The foregoing outlines features of several embodiments so that those skilled in the art may better understand the aspects of the present disclosure. Each embodiment described using the term “comprises” also inherently discloses that the term “comprises” may be replaced with “consists essentially of” or with the term “consists of” in some embodiments, unless expressly disclosed otherwise herein. Whenever two or more elements are listed as alternatives in a same paragraph or in different paragraphs, a Markush group including a listing of the two or more elements may also be impliedly disclosed.

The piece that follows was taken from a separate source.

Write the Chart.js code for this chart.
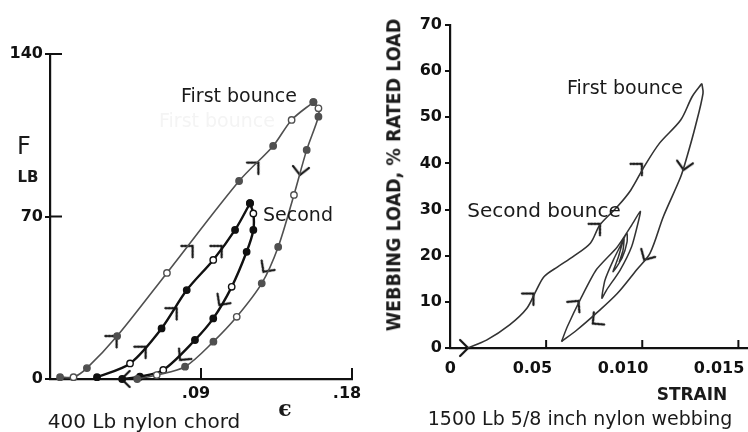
<!DOCTYPE html>
<html>
<head>
<meta charset="utf-8">
<script src="https://cdn.jsdelivr.net/npm/chart.js@4.4.1/dist/chart.umd.min.js"></script>
<style>
html, body { margin: 0; padding: 0; background: #fff; }
#wrap { position: relative; width: 748px; height: 432px; overflow: hidden; }
canvas { position: absolute; left: 0; top: 0; }
.t { position: absolute; white-space: nowrap; line-height: 1; transform: translate(-50%, -50%); font-family: 'DejaVu Sans'; color: #1a1a1a; }
</style>
</head>
<body>
<div id="wrap">
  <canvas id="left" width="748" height="432"></canvas>
  <canvas id="right" width="748" height="432"></canvas>

  <div class="t" style="left:217px;top:120px;font-size:19px;color:#f4f4f4">First bounce</div>
  <div class="t" style="left:24px;top:146px;font-size:24px">F</div>
  <div class="t" style="left:28px;top:177px;font-size:15px;font-weight:bold">LB</div>
  <div class="t" style="left:239px;top:95px;font-size:19px">First bounce</div>
  <div class="t" style="left:298px;top:214px;font-size:19px">Second</div>
  <div class="t" style="left:285px;top:408px;font-size:22px;font-weight:bold;font-family:'DejaVu Serif'">ϵ</div>
  <div class="t" style="left:144px;top:421px;font-size:20px">400 Lb nylon chord</div>

  <div class="t" style="left:394px;top:175px;font-size:19.5px;font-weight:bold;font-family:'DejaVu Sans Condensed','DejaVu Sans';transform:translate(-50%,-50%) rotate(-90deg)">WEBBING LOAD, % RATED LOAD</div>
  <div class="t" style="left:625px;top:87px;font-size:19px">First bounce</div>
  <div class="t" style="left:544px;top:210px;font-size:20px">Second bounce</div>
  <div class="t" style="left:692px;top:394px;font-size:17px;font-weight:bold">STRAIN</div>
  <div class="t" style="left:580px;top:418px;font-size:19px">1500 Lb 5/8 inch nylon webbing</div>
</div>
<script>
// ---- 400 Lb nylon chord (left) ----
var chordXTicks = [0, 0.09, 0.18];
var chordXLabels = ['', '.09', '.18'];
var chordYTicks = [0, 70, 140];

// first bounce, loading / unloading
var load1X = [0.006, 0.014, 0.022, 0.040, 0.0697, 0.1127, 0.133, 0.144, 0.157];
var load1Y = [0.8, 0.8, 4.7, 18.5, 45.7, 85.3, 100.4, 111.6, 119.3];
var unload1X = [0.157, 0.160, 0.160, 0.153, 0.1454, 0.136, 0.1262, 0.1113, 0.0974, 0.0805, 0.0636, 0.052];
var unload1Y = [119.3, 116.6, 113, 98.7, 79.3, 56.9, 41.2, 26.8, 16.1, 5.3, 1.7, 0];
// second bounce
var load2X = [0.028, 0.0477, 0.0665, 0.0815, 0.0973, 0.1103, 0.1192];
var load2Y = [0.8, 6.7, 21.8, 38.3, 51.3, 64.2, 75.7];
var unload2X = [0.1192, 0.1212, 0.1212, 0.1172, 0.1083, 0.0973, 0.0864, 0.0675, 0.0536, 0.043];
var unload2Y = [75.7, 71.3, 64.2, 54.8, 39.7, 26.1, 16.8, 3.9, 1, 0];

var chordArrowX = [0.0397, 0.085, 0.1242, 0.149, 0.1272, 0.057, 0.0755, 0.1023, 0.1009, 0.0775, 0.0427];
var chordArrowY = [18.5, 57.3, 93.2, 87.9, 46.2, 13.9, 30.5, 57.3, 31.9, 8.2, 0];
var chordArrowRot = [-45, -45, -45, 97, 126, -45, -45, -45, 126, 130, 180];

// ---- 1500 Lb 5/8 inch nylon webbing (right) ----
var webXTicks = [0, 0.005, 0.010, 0.015];
var webXLabels = ['0', '0.05', '0.010', '0.015'];

var webLoad1X = [0.0009, 0.0019, 0.0031, 0.0040, 0.0045, 0.0049, 0.0056, 0.0064, 0.0073, 0.0078, 0.0087, 0.0094, 0.0101, 0.0109, 0.0120, 0.0126, 0.0131];
var webLoad1Y = [0, 1.7, 5, 8.6, 12.6, 15.5, 17.6, 19.8, 22.7, 26.7, 30.6, 34.2, 39.3, 44.4, 49.4, 54.5, 57.3];
var webUnload1X = [0.0131, 0.01316, 0.01276, 0.01233, 0.0120, 0.0111, 0.0104, 0.0097, 0.0087, 0.0076, 0.0066, 0.0058];
var webUnload1Y = [57.3, 55.2, 48, 41.5, 37.1, 28.5, 20.5, 16.9, 11.8, 7.5, 3.9, 1.4];
// second bounce: a spiral of shrinking loops
var webSecondX = [0.0058, 0.0061, 0.0068, 0.0076, 0.0087, 0.0094, 0.0099, 0.00978, 0.00945, 0.00885, 0.00815, 0.0079,
                  0.00806, 0.0085, 0.00893, 0.0092, 0.00921, 0.00895, 0.00848, 0.00874, 0.00905, 0.009, 0.0088];
var webSecondY = [1.4, 4.6, 10.7, 16.9, 21.9, 26.3, 29.6, 27.1, 22, 16.9, 12.6, 10.8,
                  14.7, 19.1, 22.7, 24.9, 23, 19.5, 16.5, 19.5, 23.8, 21.2, 18.6];

var webArrowX = [0.00094, 0.00434, 0.0078, 0.00998, 0.01215, 0.0101, 0.00743, 0.00668];
var webArrowY = [0, 11.8, 26.9, 39.9, 38.6, 19.1, 5.3, 10.2];
var webArrowRot = [0, -45, -45, -45, 100, 120, 140, -50];

function pts(xs, ys) {
  return xs.map(function (x, i) { return {x: x, y: ys[i]}; });
}

function makeHead() {
  var c = document.createElement('canvas');
  c.width = 26; c.height = 26;
  var g = c.getContext('2d');
  g.strokeStyle = '#111';
  g.lineWidth = 2.2;
  g.lineCap = 'round';
  g.beginPath();
  g.moveTo(5, 5); g.lineTo(13, 13); g.lineTo(5, 21);
  g.stroke();
  return c;
}
var head = makeHead();

function curve(xs, ys, color, width, dot, tension) {
  return {
    data: pts(xs, ys),
    borderColor: color,
    borderWidth: width,
    tension: tension,
    fill: false,
    clip: false,
    pointRadius: dot,
    pointBorderColor: color,
    pointBorderWidth: 1.4,
    pointBackgroundColor: function (c) { return c.dataIndex % 3 === 1 ? '#fff' : color; }
  };
}

function arrows(xs, ys, rot) {
  return {
    data: pts(xs, ys),
    showLine: false,
    clip: false,
    pointStyle: head,
    pointRadius: 6,
    pointRotation: function (c) { return rot[c.dataIndex]; }
  };
}

// tick marks drawn into the plot, like the original
var inTicks = {
  id: 'inTicks',
  afterDraw: function (chart, args, opts) {
    var g = chart.ctx, a = chart.chartArea;
    g.save();
    g.strokeStyle = '#111';
    g.lineWidth = 2;
    ['x', 'y'].forEach(function (id) {
      var len = opts[id];
      if (!len) return;
      var s = chart.scales[id];
      s.ticks.forEach(function (t) {
        if (t.value === 0) return;
        var p = s.getPixelForValue(t.value);
        g.beginPath();
        if (id === 'x') { g.moveTo(p, a.bottom); g.lineTo(p, a.bottom - len); }
        else { g.moveTo(a.left, p); g.lineTo(a.left + len, p); }
        g.stroke();
      });
    });
    g.restore();
  }
};

Chart.defaults.font.family = 'DejaVu Sans';
Chart.defaults.color = '#111';

var tickFont = {size: 16, weight: 'bold'};
var border = {display: true, color: '#111', width: 2.2};

new Chart(document.getElementById('left'), {
  type: 'line',
  data: {
    datasets: [
      curve(load1X, load1Y, '#505050', 1.6, 3.2, 0.3),
      curve(unload1X, unload1Y, '#505050', 1.6, 3.2, 0.3),
      curve(load2X, load2Y, '#111', 2.4, 3.2, 0.3),
      curve(unload2X, unload2Y, '#111', 2.4, 3.2, 0.3),
      arrows(chordArrowX, chordArrowY, chordArrowRot)
    ]
  },
  options: {
    responsive: false,
    animation: false,
    events: [],
    layout: {autoPadding: false, padding: {left: 0, top: 54, right: 396, bottom: 0}},
    plugins: {legend: {display: false}, tooltip: {enabled: false}, inTicks: {x: 11, y: 12}},
    scales: {
      x: {
        type: 'linear', min: 0, max: 0.18,
        afterBuildTicks: function (s) { s.ticks = chordXTicks.map(function (v) { return {value: v}; }); },
        afterFit: function (s) { s.height = 53; },
        border: border,
        grid: {display: false},
        ticks: {font: tickFont, padding: -3, labelOffset: -5, maxRotation: 0, autoSkip: false,
          callback: function (v, i) { return chordXLabels[i]; }}
      },
      y: {
        type: 'linear', min: 0, max: 140,
        afterBuildTicks: function (s) { s.ticks = chordYTicks.map(function (v) { return {value: v}; }); },
        afterFit: function (s) { s.width = 50; },
        border: border,
        grid: {drawOnChartArea: false, tickLength: 5, color: '#111', lineWidth: 2},
        ticks: {font: tickFont, padding: 2}
      }
    }
  },
  plugins: [inTicks]
});

new Chart(document.getElementById('right'), {
  type: 'line',
  data: {
    datasets: [
      curve(webLoad1X, webLoad1Y, '#333', 1.6, 0, 0.3),
      curve(webUnload1X, webUnload1Y, '#333', 1.6, 0, 0.3),
      curve(webSecondX, webSecondY, '#333', 1.5, 0, 0.2),
      arrows(webArrowX, webArrowY, webArrowRot)
    ]
  },
  options: {
    responsive: false,
    animation: false,
    events: [],
    layout: {autoPadding: false, padding: {left: 0, top: 25, right: 0, bottom: 0}},
    plugins: {legend: {display: false}, tooltip: {enabled: false}, inTicks: {x: 8}},
    scales: {
      x: {
        type: 'linear', min: 0, max: 0.0155,
        afterBuildTicks: function (s) { s.ticks = webXTicks.map(function (v) { return {value: v}; }); },
        afterFit: function (s) { s.height = 84; },
        border: border,
        grid: {display: false},
        ticks: {font: tickFont, padding: 3, align: 'end', labelOffset: 6, maxRotation: 0, autoSkip: false,
          callback: function (v, i) { return webXLabels[i]; }}
      },
      y: {
        type: 'linear', min: 0, max: 70,
        ticks: {stepSize: 10, font: tickFont, padding: 3},
        afterFit: function (s) { s.width = 450; },
        border: border,
        grid: {drawOnChartArea: false, tickLength: 5, color: '#111', lineWidth: 2}
      }
    }
  },
  plugins: [inTicks]
});
</script>
</body>
</html>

Whenever the auxiliary verb “can” is used in this disclosure to describe formation of an element or performance of a processing step, an embodiment in which such an element or such a processing step is not performed is also expressly contemplated, provided that the resulting apparatus or device may provide an equivalent result. As such, the auxiliary verb “can” as applied to formation of an element or performance of a processing step should also be interpreted as “may” or as “may, or may not” whenever omission of formation of such an element or such a processing step is capable of providing the same result or equivalent results, the equivalent results including somewhat superior results and somewhat inferior results. Those skilled in the art should appreciate that they may readily use the present disclosure as a basis for designing or modifying other processes and structures for carrying out the same purposes and/or achieving the same advantages of the embodiments introduced herein.

Those skilled in the art should also realize that such equivalent constructions do not depart from the spirit and scope of the present disclosure, and that they may make various changes, substitutions, and alterations herein without departing from the spirit and scope of the present disclosure.